Employees who are unable to perform their duties on account of sickness or for other reasons are obliged to report this at the earliest possible opportunity to the mission. The mission version states how this should be done (for example by telephone, email or fax) and who should be notified. Employees who are unable to perform their duties should always provide the mission with an address where they can be visited or a phone number where they can be reached. Failure to fulfil this obligation constitutes dereliction of duty, unless the employee can show that no blame attaches to them.

Paragraph 2 of this article states that if circumstances or changes occur which affect or may affect the rights and duties established by these Regulations or the mission version, the employee must notify the employer immediately but in any event within seven days after their occurrence. Examples are changes of address, changes to the composition of the employee’s family and cancellation of a driving licence required for the performance of the job. Notification must be made in writing. In principle, failure to fulfil this obligation constitutes dereliction of duty.

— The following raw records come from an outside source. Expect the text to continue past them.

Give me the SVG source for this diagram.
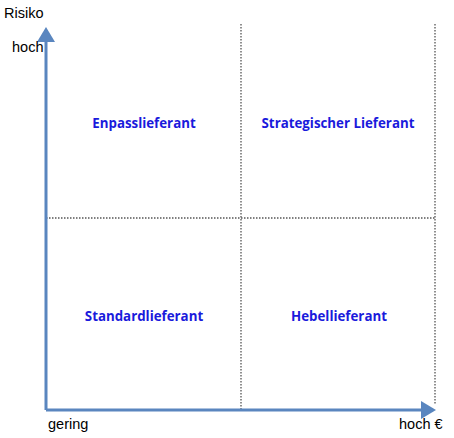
<svg xmlns="http://www.w3.org/2000/svg" width="454" height="438" viewBox="0 0 454 438">
<style>
.ax{stroke:#5a86bf;stroke-width:3;fill:none}
.dot{stroke:#555;stroke-width:1.3;stroke-dasharray:1.5 1.5;fill:none}
.lbl{font-family:"Liberation Sans",Arial,sans-serif;font-size:14.5px;fill:#000}
.q{font-family:"Open Sans","Liberation Sans",sans-serif;font-size:13.3px;font-weight:bold;fill:#1a1adc;text-anchor:middle}
</style>
<defs>
<marker id="ah" markerWidth="6" markerHeight="6" refX="4" refY="3" orient="auto" markerUnits="strokeWidth">
<path d="M0,0 L5,3 L0,6 Z" fill="#5a86bf"/>
</marker>
</defs>
<rect width="454" height="438" fill="#fff"/>
<g id="grid">
<line class="dot" x1="241" y1="24" x2="241" y2="410"/>
<line class="dot" x1="435" y1="24" x2="435" y2="405"/>
<line class="dot" x1="46" y1="218" x2="435" y2="218"/>
</g>
<g id="connectors">
<path class="ax" d="M46,410 L46,30" marker-end="url(#ah)"/>
<path class="ax" d="M46,410 L433,410" marker-end="url(#ah)"/>
</g>
<g id="axis-labels">
<text class="lbl" x="4" y="18">Risiko</text>
<text class="lbl" x="12" y="52">hoch</text>
<text class="lbl" x="48" y="429">gering</text>
<text class="lbl" x="399" y="429">hoch €</text>
</g>
<g id="q1"><text class="q" x="144" y="128">Enpasslieferant</text></g>
<g id="q2"><text class="q" x="338" y="128">Strategischer Lieferant</text></g>
<g id="q3"><text class="q" x="144" y="321">Standardlieferant</text></g>
<g id="q4"><text class="q" x="339" y="321">Hebellieferant</text></g>
</svg>
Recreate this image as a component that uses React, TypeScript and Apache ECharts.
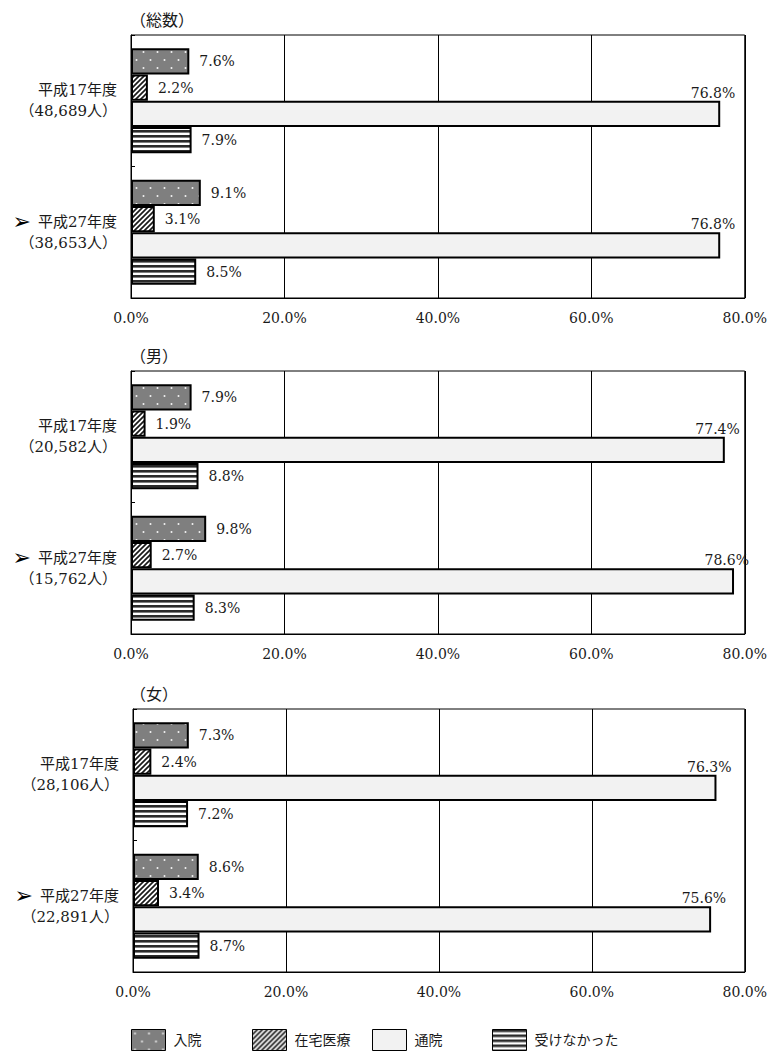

Article 6.3 Outside work and acting as a contractor

This article obliges an employee who performs or intends to perform any outside work to notify the employer of this. This obligation applies only to outside work which might touch upon the interests of the service, in so far as such interests relate to the employee’s performance of duties. Outside work includes holding positions with other organisations, conducting business and acting as a supervisory director or executive director of a company, foundation or association or as partner in a partnership.

Under paragraph 2 the employer is obliged to keep a record of the information about outside work. Paragraph 3 prohibits an employee from performing outside work which could, in the opinion of the employer, adversely affect the employee’s proper performance of duties or the smooth operation of the mission. Paragraph 4 prohibits an employee from taking part in tendering and contracting for public services. Exemption from this provision may be granted only if the employee concerned is not and cannot be involved in any way in the decision on the tenders or contracts.

Article 6.4 Rewards, donations and promises of third parties

Under this article employees may not demand, request or accept rewards, donations or promises from third parties without the consent of the employer.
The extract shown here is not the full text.